Benefits to the Consumer
As the U.S. Federal Trade Commission points out on its website, many mergers benefit competition and consumers by allowing firms to operate more efficiently. However, some mergers can lead to monopolistic positions, which can then lead to higher prices, decreased innovation or a drop in the quality or availability of goods or services.
Consolidations and mergers can be horizontal or vertical. Horizontal integration occurs when two companies within the same industry become one, on roughly equal terms. This type of integration often raises antitrust concerns, as the combined firm will have a larger market share than either firm had before merging.
Vertical integration occurs when two companies are at a different stage in the production process; for example, a car maker merging with a car retailer or a parts supplier. It raises antitrust concerns only if one of the companies already enjoys some monopoly power, which the deal might allow it to extend into a new market. A third variation is called conglomeration--it is an organization of previously independent firms with different activities brought under the same management and control of a corporate holding company.

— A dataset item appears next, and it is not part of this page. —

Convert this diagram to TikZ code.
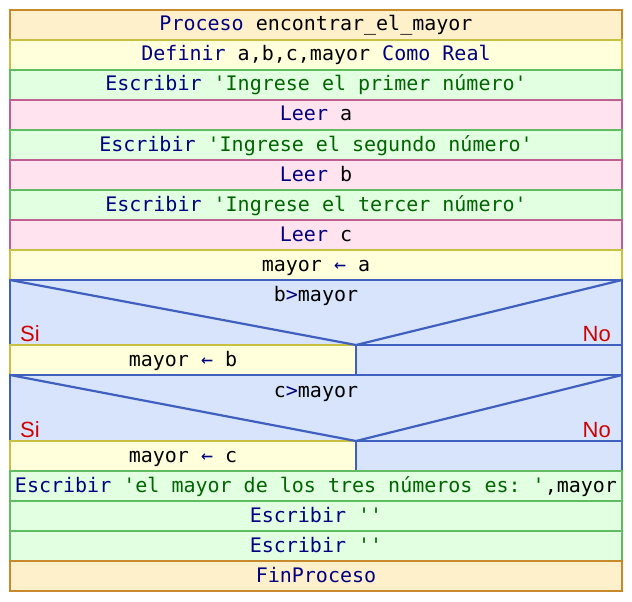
\documentclass[tikz,border=0pt]{standalone}
\usepackage{fontspec}
\setmonofont{DejaVu Sans Mono}
\newfontfamily\branchfont{Liberation Sans}
\definecolor{kw}{HTML}{000080}
\definecolor{str}{HTML}{006400}
\definecolor{branch}{HTML}{D00000}
\definecolor{procfill}{HTML}{FFF0CC}
\definecolor{procline}{HTML}{C8882C}
\definecolor{deffill}{HTML}{FFFFDC}
\definecolor{defline}{HTML}{C8C040}
\definecolor{outfill}{HTML}{E2FFE2}
\definecolor{outline}{HTML}{60BC60}
\definecolor{infill}{HTML}{FFE4F0}
\definecolor{inline}{HTML}{C06090}
\definecolor{iffill}{HTML}{D8E4FC}
\definecolor{ifline}{HTML}{4060C0}
\newcommand{\K}[1]{\textcolor{kw}{#1}}
\newcommand{\Str}[1]{\textcolor{str}{#1}}
\newcommand{\asg}{\textcolor{kw}{←}}
\begin{document}
\begin{tikzpicture}[x=1pt,y=-1pt,
  cell/.style={draw, line width=2.2pt, minimum width=612pt, minimum height=30pt,
    inner sep=0pt, outer sep=0pt, anchor=north west,
    text height=16pt, text depth=4pt,
    font=\ttfamily\fontsize{20}{24}\selectfont, text=black},
  proc/.style={cell, fill=procfill, draw=procline},
  defn/.style={cell, fill=deffill, draw=defline},
  outp/.style={cell, fill=outfill, draw=outline},
  inp/.style={cell, fill=infill, draw=inline},
  cond/.style={cell, fill=iffill, draw=ifline},
  condtext/.style={inner sep=0pt, text height=16pt, text depth=4pt,
    font=\ttfamily\fontsize{20}{24}\selectfont},
  branchlbl/.style={inner sep=0pt, text=branch, font=\branchfont\fontsize{22}{24}\selectfont},
  diag/.style={draw=ifline, line width=2.2pt},
]
\useasboundingbox (0,0) rectangle (632,602);

% sequential statements
\node[proc] (start) at (10,10)  {\K{Proceso} encontrar\_el\_mayor};
\node[defn] (def)   at (10,40)  {\K{Definir} a,b,c,mayor \K{Como Real}};
\node[outp] (w1)    at (10,70)  {\K{Escribir} \Str{'Ingrese el primer número'}};
\node[inp]  (r1)    at (10,100) {\K{Leer} a};
\node[outp] (w2)    at (10,130) {\K{Escribir} \Str{'Ingrese el segundo número'}};
\node[inp]  (r2)    at (10,160) {\K{Leer} b};
\node[outp] (w3)    at (10,190) {\K{Escribir} \Str{'Ingrese el tercer número'}};
\node[inp]  (r3)    at (10,220) {\K{Leer} c};
\node[defn] (a0)    at (10,250) {mayor \asg{} a};

% first condition
\node[cond, minimum height=65pt] (if1) at (10,280) {};
\node[defn, minimum width=346pt] (yes1) at (10,345) {mayor \asg{} b};
\node[cond, minimum width=266pt] (no1)  at (356,345) {};
\draw[diag] (if1.north west) -- (yes1.north east) -- (if1.north east);
\node[condtext] (c1) at (316,295) {b\K{>}mayor};
\node[branchlbl, anchor=base west] (si1) at (20,341) {Si};
\node[branchlbl, anchor=base east] (no1l) at (611,341) {No};

% second condition
\node[cond, minimum height=66pt] (if2) at (10,375) {};
\node[defn, minimum width=346pt] (yes2) at (10,441) {mayor \asg{} c};
\node[cond, minimum width=266pt] (no2)  at (356,441) {};
\draw[diag] (if2.north west) -- (yes2.north east) -- (if2.north east);
\node[condtext] (c2) at (316,391) {c\K{>}mayor};
\node[branchlbl, anchor=base west] (si2) at (20,437) {Si};
\node[branchlbl, anchor=base east] (no2l) at (611,437) {No};

% output and end
\node[outp] (w4)  at (10,471) {\K{Escribir} \Str{'el mayor de los tres números es: '},mayor};
\node[outp] (w5)  at (10,501) {\K{Escribir} \Str{''}};
\node[outp] (w6)  at (10,531) {\K{Escribir} \Str{''}};
\node[proc] (end) at (10,561) {\K{FinProceso}};
\end{tikzpicture}
\end{document}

According to Encyclopedia.com, four main waves of business consolidation have occurred in U.S. history. The first wave came at the end of the 19th century, producing corporations such as U.S. Steel, American Tobacco and DuPont. This, and the second wave, which came in the 1920s, were horizontal consolidations aimed at controlling prices and ending competition. The third wave came in the 1960s, and it saw the emergence of conglomerates, while in the 1980s, the fourth consolidation wave was driven by the need to compete in foreign markets.